Pentagonal puckering in a sheet of amorphous graphene

TL;DR

This study uses density functional theory to explore how pentagons in amorphous graphene induce local curvature and puckering, revealing a lower-energy non-planar state with buckyball-like domes.

Contribution

It provides the first density functional analysis of topologically disordered amorphous graphene, highlighting the role of pentagons in inducing puckering and local curvature.

Findings

Pentagons induce local curvature in amorphous graphene.

A puckered state has lower energy than the planar configuration.
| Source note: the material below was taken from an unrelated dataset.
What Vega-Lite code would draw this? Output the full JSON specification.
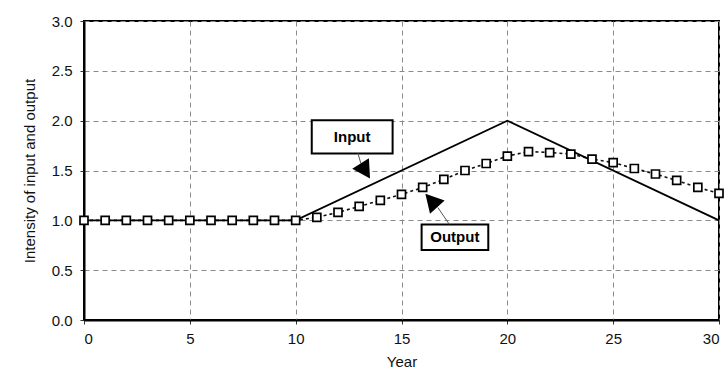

Local buckyball domes form around pentagons.

Abstract

Ordered graphene has been extensively studied. In this paper we undertake a first density functional study of it topologically disordered analogues of graphene, in the form of a random network, consisting predominantly of hexagonal rings, but also including pentagons and heptagons. After some preliminaries with crystalline material, we relax various random network models and find that the presence of carbon pentagons induce local curvature, thus breaking the initial planar symmetry, in some analogy with the case of fullerenes. Using density functional theory to calculate the total energy, we find that while the planar state is locally stable, there is a puckered state that has lower energy. The scale of the puckering is consistent with that expected with local maxima and minima associated with pentagons surrounded by larger rings; forming local "buckyball domes".